La noche del 21 de mayo de 1999 debía ser inolvidable para Clara Méndez. Tenía 18 años, un vestido azul cielo y una sonrisa nerviosa mientras se miraba al espejo antes de salir de casa. Eran las 19:45 cuando se despidió de su madre, diciendo que llegaría en quince minutos al salón de eventos del Hotel Imperial, donde la esperaba el baile de graduación. La última persona que habló con ella fue su mejor amiga, Laura Campos, a las 19:52. “Ya voy para allá”, dijo Clara antes de colgar. No volvió a contestar.
A las 22:30, su padre, inquieto, llamó a la policía. Un par de horas después, un patrullero encontró su Toyota Corolla azul estacionado en el arcén de una carretera rural, a ocho kilómetros de la ruta que debía haber tomado. Dentro estaban su bolso, su cartera con 35 dólares y un ramo de flores. La llave seguía en el contacto, pero no había señales de lucha ni huellas extrañas. Solo un detalle: el asiento del conductor estaba más retrasado de lo que ella lo habría puesto.
La desaparición movilizó a toda la ciudad. Voluntarios, perros rastreadores, helicópteros y policías peinaron ríos y bosques sin encontrar rastro. Las hipótesis iban desde un secuestro a un ataque fortuito en la carretera, pero ninguna pista se consolidaba. Un año después, el expediente pasó a la unidad de casos sin resolver. La familia, incapaz de rendirse, contrató a un exdetective, Rafael Ledezma, que revisó cada documento, interrogó a viejos compañeros de promoción y siguió pistas dudosas. Una de ellas apuntaba a un joven que había mentido sobre su paradero esa noche, pero nada lo vinculaba directamente.
El caso se fue enfriando, hasta que seis años después ocurrió lo inesperado. El 17 de septiembre de 2005, Miguel Ochoa, trabajador de un desguace, desmontaba el asiento trasero de un Corolla oxidado. La espuma estaba cortada y cosida de nuevo. Al abrirla, encontró una caja de terciopelo azul marino envuelta en plástico. Dentro había un anillo de plata con una turquesa y una pequeña placa metálica con un mensaje grabado: “Para C.M., lo prometido está cumplido. Nos vemos pronto.”
El coche resultó ser el mismo que Clara conducía la noche que desapareció. Oficialmente había sido entregado a la familia en 2000 y vendido como chatarra, pero nadie pudo explicar cómo reapareció en un lote privado años después.
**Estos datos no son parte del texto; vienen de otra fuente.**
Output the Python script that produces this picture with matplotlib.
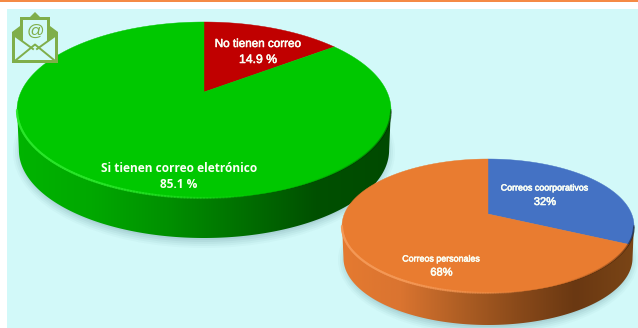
import numpy as np
import matplotlib
matplotlib.use("Agg")
import matplotlib.pyplot as plt
import matplotlib.patheffects as pe
from matplotlib.patches import Ellipse, Polygon, Rectangle
from matplotlib.colors import LinearSegmentedColormap

# Survey shares (percent)
email_labels = ["No tienen correo", "Si tienen correo eletrónico"]
email_shares = [14.9, 85.1]
email_text = ["14.9 %", "85.1 %"]
email_colors = ["#C00000", "#00C800"]

account_labels = ["Correos coorporativos", "Correos personales"]
account_shares = [32, 68]
account_text = ["32%", "68%"]
account_colors = ["#4472C4", "#E97C30"]

PANEL = "#D2F9F9"

fig = plt.figure(figsize=(6.38, 3.28), dpi=100, facecolor="white")
ax = fig.add_axes([0, 0, 1, 1])
ax.set_xlim(0, 638)
ax.set_ylim(328, 0)
ax.axis("off")

ax.add_patch(Rectangle((0, 0), 638, 1.6, fc="#F58A45", ec="none", zorder=1))
ax.add_patch(Rectangle((7, 9), 631, 319, fc=PANEL, ec="none", zorder=1))


def rim_point(theta, cx, cy, rx, ry, ax_x, ax_y):
    """Where the ray from the off-centre apex meets the tilted disc's rim."""
    dx, dy = rx * np.sin(theta), -ry * np.cos(theta)
    ox, oy = (ax_x - cx) / rx, (ax_y - cy) / ry
    ux, uy = dx / rx, dy / ry
    a = ux * ux + uy * uy
    b = 2 * (ox * ux + oy * uy)
    c = ox * ox + oy * oy - 1
    t = (-b + np.sqrt(b * b - 4 * a * c)) / (2 * a)
    return ax_x + t * dx, ax_y + t * dy


def draw_disc(shares, colors, cx, cy, rx, ry, apex_y, depth, wall_stops, glow, z):
    # soft drop shadow below the disc
    for grow, alpha in zip([9, 7, 5, 3, 1], [.035, .05, .06, .07, .08]):
        ax.add_patch(Ellipse((cx, cy + depth + 2), 2 * (rx + grow - 5), 2 * (ry + grow - 1),
                             fc="#3E6F78", ec="none", alpha=alpha, zorder=z))

    # wall: the front half of the rim swept down by the disc's thickness
    front = np.linspace(0, np.pi, 181)
    fx, fy = cx + rx * np.cos(front), cy + ry * np.sin(front)
    wall = np.column_stack([
        np.r_[fx, (cx + (fx - cx) * 0.99)[::-1]],
        np.r_[fy - 2, fy[::-1] + depth],
    ])
    cmap = LinearSegmentedColormap.from_list("wall", wall_stops)
    img = ax.imshow(np.linspace(0, 1, 256)[None, :], cmap=cmap, aspect="auto",
                    extent=(cx - rx, cx + rx, cy + ry + depth, cy), zorder=z + 1)
    clip = Polygon(wall, closed=True, transform=ax.transData, fc="none", ec="none")
    ax.add_patch(clip)
    img.set_clip_path(clip)
    ax.set_xlim(0, 638)
    ax.set_ylim(328, 0)

    # top face, one polygon per share, sharing the off-centre apex
    edges = np.cumsum([0] + list(shares)) / sum(shares) * 2 * np.pi
    for i, color in enumerate(colors):
        thetas = np.linspace(edges[i], edges[i + 1], 240)
        pts = [rim_point(a, cx, cy, rx, ry, cx, apex_y) for a in thetas]
        ax.add_patch(Polygon([(cx, apex_y)] + pts, closed=True, fc=color, ec=color,
                             lw=0.3, zorder=z + 2))

    # bevel along the front edge: a lighter tint on the left, shade on the right
    n = len(fx) - 1
    for k in range(n):
        frac = k / n
        if frac > 0.4:
            ax.plot(fx[k:k + 2], fy[k:k + 2], color=glow, alpha=min(1, (frac - 0.4) / 0.3) * 0.8,
                    lw=1.6, solid_capstyle="round", zorder=z + 3)
        elif frac < 0.35:
            ax.plot(fx[k:k + 2], fy[k:k + 2], color="black", alpha=0.22 * (1 - frac / 0.35),
                    lw=1.4, zorder=z + 3)


draw_disc(email_shares, email_colors, 204, 110, 187, 88, 92, 40,
          ["#00B400", "#00A800", "#009000", "#007000", "#005000", "#004A00"], "#2CE82C", 3)
draw_disc(account_shares, account_colors, 488, 226, 146, 67, 214, 32,
          ["#E57A30", "#DA7430", "#B05F24", "#8A4A1A", "#6A3812", "#7A4516"], "#F59A58", 10)


def label(x, y, head, value, size, value_size, gap, family, weight):
    for text, yy, fs in ((head, y, size), (value, y + gap, value_size)):
        t = ax.text(x, yy, text, ha="center", va="center", color="#FBFFF5", fontsize=fs,
                    family=family, weight=weight, zorder=20)
        if weight == "normal":
            t.set_path_effects([pe.withStroke(linewidth=0.4, foreground="#FBFFF5")])


label(179, 168, email_labels[1], email_text[1], 8.6, 8.6, 17, "Open Sans", "bold")
label(258, 44, email_labels[0], email_text[0], 8.4, 8.8, 16, "Liberation Sans", "normal")
label(545, 188, account_labels[0], account_text[0], 6.4, 8.0, 14, "Liberation Sans", "normal")
label(441.5, 259, account_labels[1], account_text[1], 6.4, 8.0, 13.5, "Liberation Sans", "normal")

# open-envelope emblem in the corner
ICON = "#7FAE4A"
ax.add_patch(Polygon([(12, 32), (20, 26), (20, 17), (30, 17), (35, 12), (40, 17), (50, 17),
                      (50, 26), (58, 32), (58, 63), (12, 63)], closed=True,
                     fc=ICON, ec="none", zorder=25))
ax.add_patch(Polygon([(15, 36), (23, 42), (23, 20), (47, 20), (47, 42), (55, 36), (55, 60),
                      (15, 60)], closed=True, fc=PANEL, ec="none", zorder=26))
ax.plot([15, 33], [36, 49], color=ICON, lw=1.4, zorder=27)
ax.plot([55, 37], [36, 49], color=ICON, lw=1.4, zorder=27)
ax.plot([16, 35, 54], [60, 44.5, 60], color=ICON, lw=1.4, zorder=27)
ax.text(35, 31.5, "@", ha="center", va="center", color=ICON, fontsize=12.5,
        family="Liberation Sans", zorder=27)

fig.savefig("out.png", dpi=100, facecolor="white")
El anillo fue reconocido por la madre de Clara como un regalo de su abuela. Nunca apareció en las inspecciones iniciales del coche.
La policía reabrió la investigación. Entre las viejas pistas, emergió un dato olvidado: un sedán negro había seguido a varios autos de estudiantes aquella noche. El vehículo coincidía con el de Damián Rosales, un mecánico con antecedentes por acoso que había trabajado en el taller donde revisaron el Corolla semanas antes. Rosales murió en 2003 y en su garaje hallaron objetos de mujeres desaparecidas, aunque ninguno pertenecía a Clara.
Para Ledezma, la hipótesis era clara: Clara fue interceptada por alguien conocido, posiblemente Rosales o un cómplice, llevada a otro lugar y asesinada. Años después, alguien con acceso al coche ocultó la caja como una firma o confesión. Sin cuerpo y con pruebas insuficientes, el caso sigue abierto. La madre de Clara todavía visita el lugar donde apareció el coche. “Sé que alguien sabe la verdad y sigue callando”, dice.
En 2019, veinte años después, un periodista recibió un sobre sin remitente. Dentro había una foto de Clara en su vestido de graduación y una pequeña llave. Nadie sabe qué abre. La frase grabada en la caja sigue inquietando a todos: “Lo prometido está cumplido. Nos vemos pronto.” Y mientras no se resuelva, la sensación es que esa promesa todavía está pendiente de cumplirse.